Thanks! Yes, you had it right, it was the diode. Replaced it and now it works,it has become a great light. I have a couple more mod pictures, shall I post them here? (if that is not ok, I could make a mod thread)

And we have funky light. Well done guys.

No answer, ok, I'll just post them here :bigsmile:

This was by far not an easy mod, precision was required and everything can and will go wrong if you are me, luckily the essential parts stayed alive, I was able to repair it all.

The Solarstorm SC02 is a small and lightweight 18650 light with an e-switch, and it has the correct head diameter for the quad optic that goes with dsche's quad board.
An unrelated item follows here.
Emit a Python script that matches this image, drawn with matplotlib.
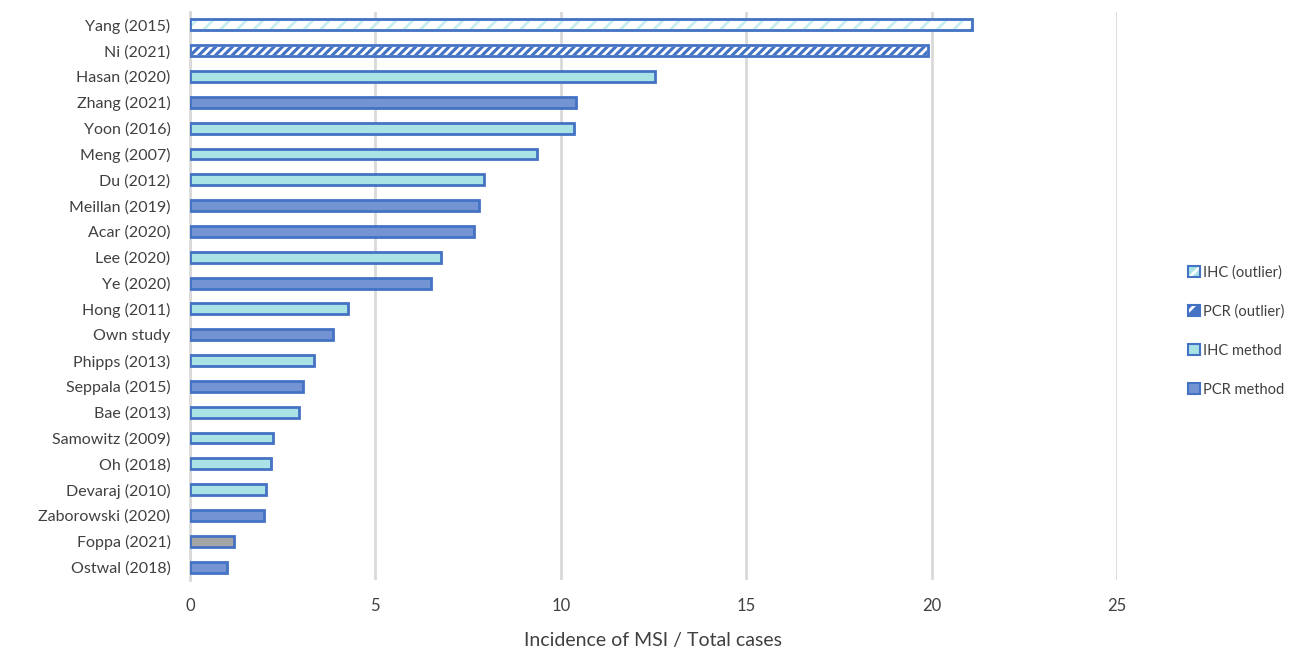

After removing the bezel and lens, the pill can be hammered out with a wooden pole inside the battery tube. From the driver I rescued the little switchboard for building onto DrJones's driver (and later the diode, after I had blown the original one). Pictures of building up the RGBW-driver with e-switch fitted are in post #49 and #52.
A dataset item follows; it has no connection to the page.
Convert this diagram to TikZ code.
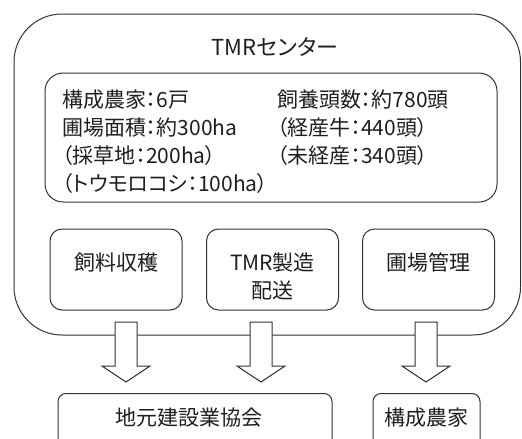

For extra rigidity I decided to glue the switch-board in with with AA Adhesive. And I wanted 3 chips per color, FET for white:

(stereo)

The dsche quad DTP copper board needed adapting for adressing the four leds individually, part of two traces were cut out (new scalpel blade, extra care). I luckily had some experience with that (adapting an XM-L Sinkpad for a XM-L colour), if you go through the dielectric layer, shorts to the core are unavoidable and very difficult to repair, copper on this scale is like a stiff paste! (the dark brown stuff is the dielectric layer)

I made a copper spacer from a piece of 20mm copper rod (sawing+sanding). Measured very accurately the thicknesses and depths of all the parts in the head to calculate the right thickness (7.7mm)
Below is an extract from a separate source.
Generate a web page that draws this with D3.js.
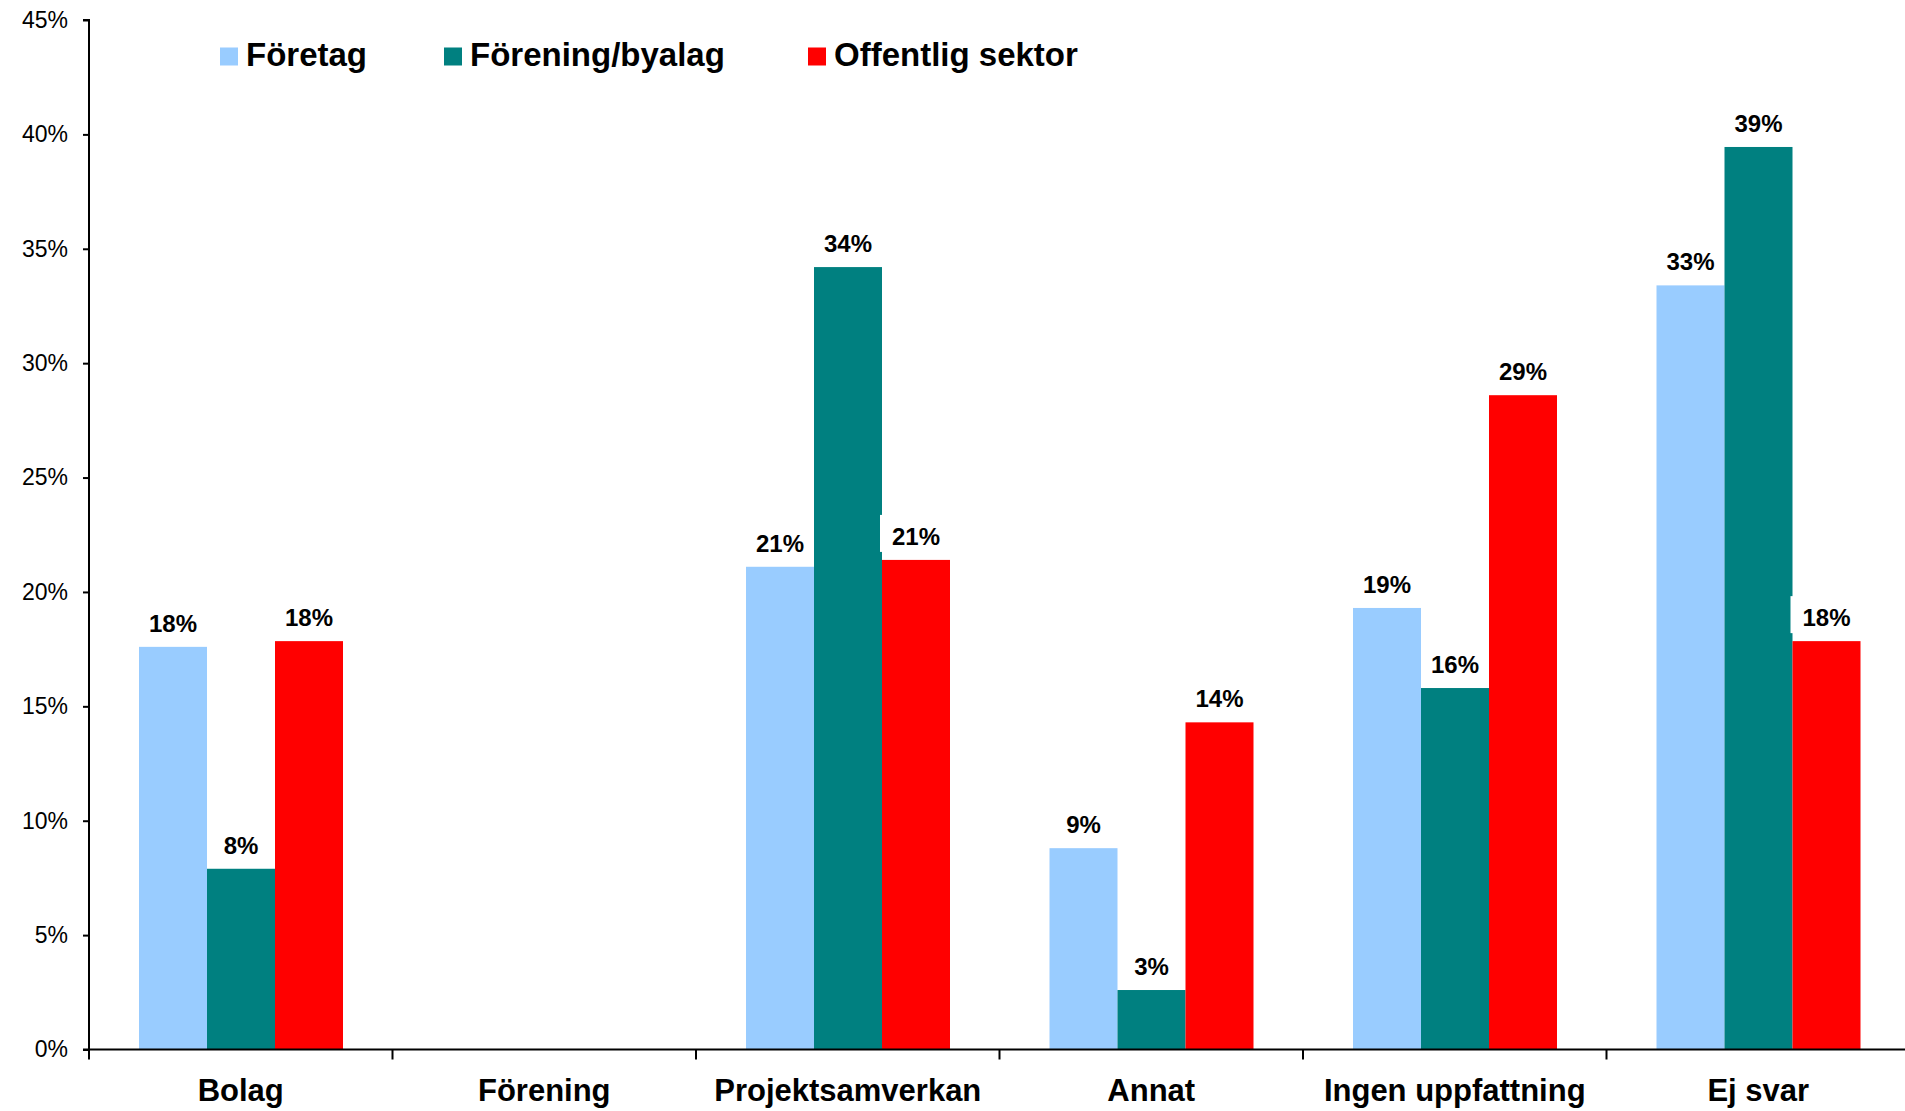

The leds were soldered on the board and at the same time the board was soldered to the spacer by placing the whole thing onto the heat-block. Had three leds not lighting up (shorts to the core) but after replacing it on the heat-block and lifting them up and repositioning the leds, they all worked.

Oh, I wanted a dedomed XP-L at first for the white led (the white route is direct drive with a FET) but I thought the output (1000+lm) would not suit well with the limited output of the colour leds (apart from heat problems in the rather thin-build host). So I went for an old-school Nichia 219A 92CRI that draws about 2A direct drive, 4 times less output but nice tint :-) .

Wires!!!

The SC02 stock driver had a ground wire screwed to the pill for contact, I thought it was a good idea to keep that, but the original screwhole was on the edge of the pill where the heatsink will rest, so I relocated it inside by tapping a new M2 hole. Btw, eventually I bored the hole in the middle further out to make more room for the wires. I also carefully reamed the hole in the ledboard somewhat to make space (the electrical traces on top of the ledboard start a bit away from the hole)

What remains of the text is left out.